_Input material_

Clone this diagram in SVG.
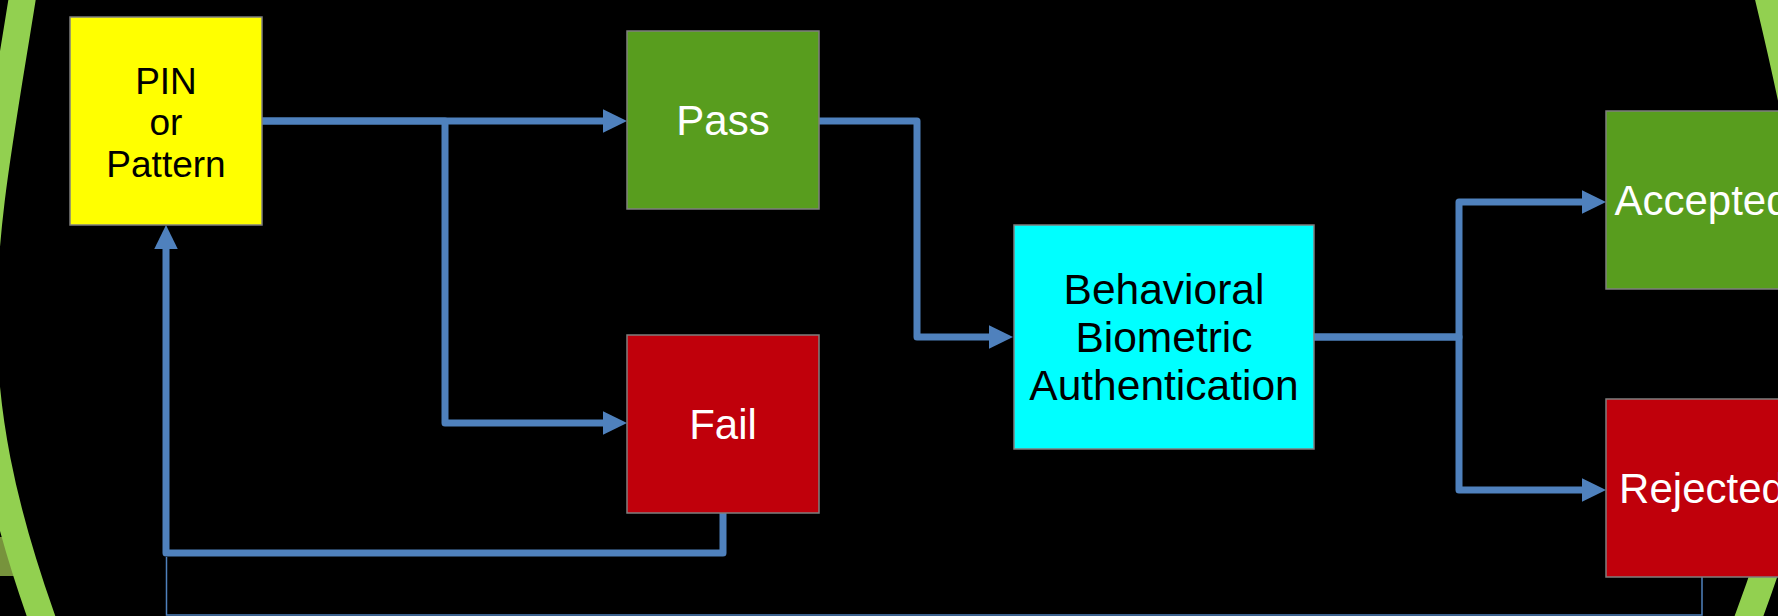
<svg xmlns="http://www.w3.org/2000/svg" width="1778" height="616" viewBox="0 0 1778 616">
  <style>
    .box { stroke: #7F7F7F; stroke-width: 1.5; }
    .lbl { font-family: "Liberation Sans", Arial, sans-serif; text-anchor: middle; }
    .dark { fill: #000000; }
    .light { fill: #FFFFFF; font-size: 42px; }
    .conn { fill: none; stroke: #4F81BD; stroke-width: 7; stroke-linejoin: round; }
    .thin { fill: none; stroke: #4F81BD; stroke-width: 1.5; }
    .arc { fill: none; stroke: #92D050; stroke-width: 27; }
  </style>
  <defs>
    <marker id="arrow" markerUnits="userSpaceOnUse" markerWidth="24" markerHeight="24" refX="8" refY="11.75" orient="auto">
      <path d="M0,0 L24,11.75 L0,23.5 z" fill="#4F81BD"/>
    </marker>
  </defs>
  <rect x="0" y="0" width="1778" height="616" fill="#000000"/>
  <g id="decor">
    <rect x="0" y="537" width="20" height="39" fill="#77933C"/>
    <path class="arc" d="M25.2,-20 L22,0 C-18,250 -47.5,366 41,616 L48,636"/>
    <path class="arc" d="M1764.2,-20 L1769,0 C1829,250 1841.5,366 1749,616 L1741.6,636"/>
  </g>
  <g id="connectors">
    <path class="conn" d="M262,121 H611" marker-end="url(#arrow)"/>
    <path class="conn" d="M262,121 H445 V423 H611" marker-end="url(#arrow)"/>
    <path class="conn" d="M819,121 H917 V337 H997" marker-end="url(#arrow)"/>
    <path class="conn" d="M1314,337 H1459 V202 H1590" marker-end="url(#arrow)"/>
    <path class="conn" d="M1314,337 H1459 V490 H1590" marker-end="url(#arrow)"/>
    <path class="conn" d="M723,513 V553 H166 V241" marker-end="url(#arrow)"/>
    <path class="thin" d="M1702,577 V615 H166.5 V557"/>
  </g>
  <g id="pin">
    <rect class="box" x="70" y="17" width="192" height="208" fill="#FFFF00"/>
    <text class="lbl dark" font-size="37" x="166" y="93.5">PIN</text>
    <text class="lbl dark" font-size="37" x="166" y="134.5">or</text>
    <text class="lbl dark" font-size="37" x="166" y="176.5">Pattern</text>
  </g>
  <g id="pass">
    <rect class="box" x="627" y="31" width="192" height="178" fill="#589D1E"/>
    <text class="lbl light" x="723" y="135">Pass</text>
  </g>
  <g id="fail">
    <rect class="box" x="627" y="335" width="192" height="178" fill="#C0000B"/>
    <text class="lbl light" x="723" y="439">Fail</text>
  </g>
  <g id="behavioral">
    <rect class="box" x="1014" y="225" width="300" height="224" fill="#00FFFF"/>
    <text class="lbl dark" font-size="42.5" x="1164" y="304.3">Behavioral</text>
    <text class="lbl dark" font-size="42.5" x="1164" y="352.3">Biometric</text>
    <text class="lbl dark" font-size="42.5" x="1164" y="400.3">Authentication</text>
  </g>
  <g id="accepted">
    <rect class="box" x="1606" y="111" width="192" height="178" fill="#589D1E"/>
    <text class="lbl light" x="1702" y="215">Accepted</text>
  </g>
  <g id="rejected">
    <rect class="box" x="1606" y="399" width="192" height="178" fill="#C0000B"/>
    <text class="lbl light" x="1702" y="503">Rejected</text>
  </g>
</svg>
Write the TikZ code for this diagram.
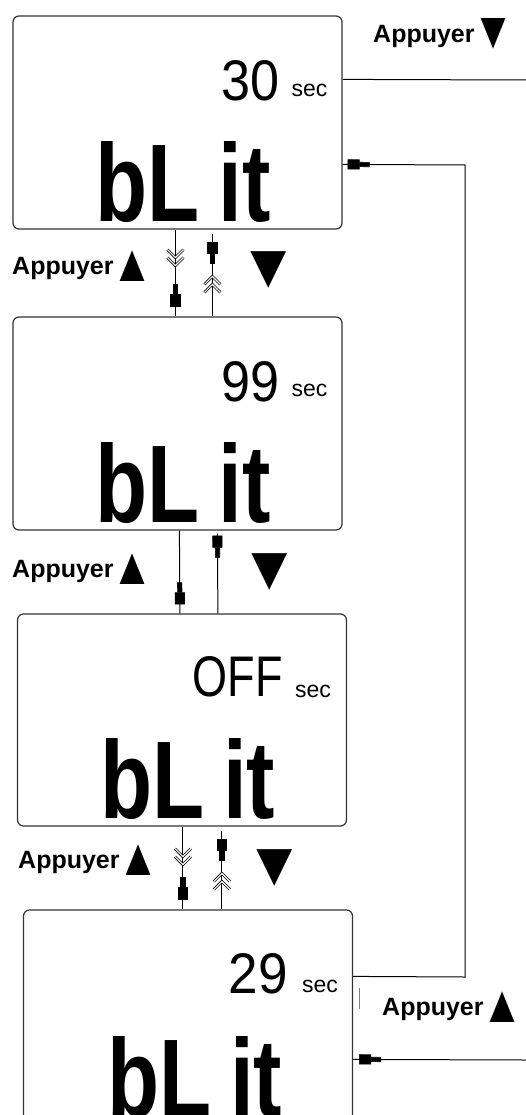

_Aim of the task_
Reproduce the entries above exactly. Do not include the images.

_Response below_
Clone this diagram in SVG.
<svg xmlns="http://www.w3.org/2000/svg" width="1778" height="616" viewBox="0 0 1778 616">
  <style>
    .box { stroke: #7F7F7F; stroke-width: 1.5; }
    .lbl { font-family: "Liberation Sans", Arial, sans-serif; text-anchor: middle; }
    .dark { fill: #000000; }
    .light { fill: #FFFFFF; font-size: 42px; }
    .conn { fill: none; stroke: #4F81BD; stroke-width: 7; stroke-linejoin: round; }
    .thin { fill: none; stroke: #4F81BD; stroke-width: 1.5; }
    .arc { fill: none; stroke: #92D050; stroke-width: 27; }
  </style>
  <defs>
    <marker id="arrow" markerUnits="userSpaceOnUse" markerWidth="24" markerHeight="24" refX="8" refY="11.75" orient="auto">
      <path d="M0,0 L24,11.75 L0,23.5 z" fill="#4F81BD"/>
    </marker>
  </defs>
  <rect x="0" y="0" width="1778" height="616" fill="#000000"/>
  <g id="decor">
    <rect x="0" y="537" width="20" height="39" fill="#77933C"/>
    <path class="arc" d="M25.2,-20 L22,0 C-18,250 -47.5,366 41,616 L48,636"/>
    <path class="arc" d="M1764.2,-20 L1769,0 C1829,250 1841.5,366 1749,616 L1741.6,636"/>
  </g>
  <g id="connectors">
    <path class="conn" d="M262,121 H611" marker-end="url(#arrow)"/>
    <path class="conn" d="M262,121 H445 V423 H611" marker-end="url(#arrow)"/>
    <path class="conn" d="M819,121 H917 V337 H997" marker-end="url(#arrow)"/>
    <path class="conn" d="M1314,337 H1459 V202 H1590" marker-end="url(#arrow)"/>
    <path class="conn" d="M1314,337 H1459 V490 H1590" marker-end="url(#arrow)"/>
    <path class="conn" d="M723,513 V553 H166 V241" marker-end="url(#arrow)"/>
    <path class="thin" d="M1702,577 V615 H166.5 V557"/>
  </g>
  <g id="pin">
    <rect class="box" x="70" y="17" width="192" height="208" fill="#FFFF00"/>
    <text class="lbl dark" font-size="37" x="166" y="93.5">PIN</text>
    <text class="lbl dark" font-size="37" x="166" y="134.5">or</text>
    <text class="lbl dark" font-size="37" x="166" y="176.5">Pattern</text>
  </g>
  <g id="pass">
    <rect class="box" x="627" y="31" width="192" height="178" fill="#589D1E"/>
    <text class="lbl light" x="723" y="135">Pass</text>
  </g>
  <g id="fail">
    <rect class="box" x="627" y="335" width="192" height="178" fill="#C0000B"/>
    <text class="lbl light" x="723" y="439">Fail</text>
  </g>
  <g id="behavioral">
    <rect class="box" x="1014" y="225" width="300" height="224" fill="#00FFFF"/>
    <text class="lbl dark" font-size="42.5" x="1164" y="304.3">Behavioral</text>
    <text class="lbl dark" font-size="42.5" x="1164" y="352.3">Biometric</text>
    <text class="lbl dark" font-size="42.5" x="1164" y="400.3">Authentication</text>
  </g>
  <g id="accepted">
    <rect class="box" x="1606" y="111" width="192" height="178" fill="#589D1E"/>
    <text class="lbl light" x="1702" y="215">Accepted</text>
  </g>
  <g id="rejected">
    <rect class="box" x="1606" y="399" width="192" height="178" fill="#C0000B"/>
    <text class="lbl light" x="1702" y="503">Rejected</text>
  </g>
</svg>
Write the TikZ code for this diagram.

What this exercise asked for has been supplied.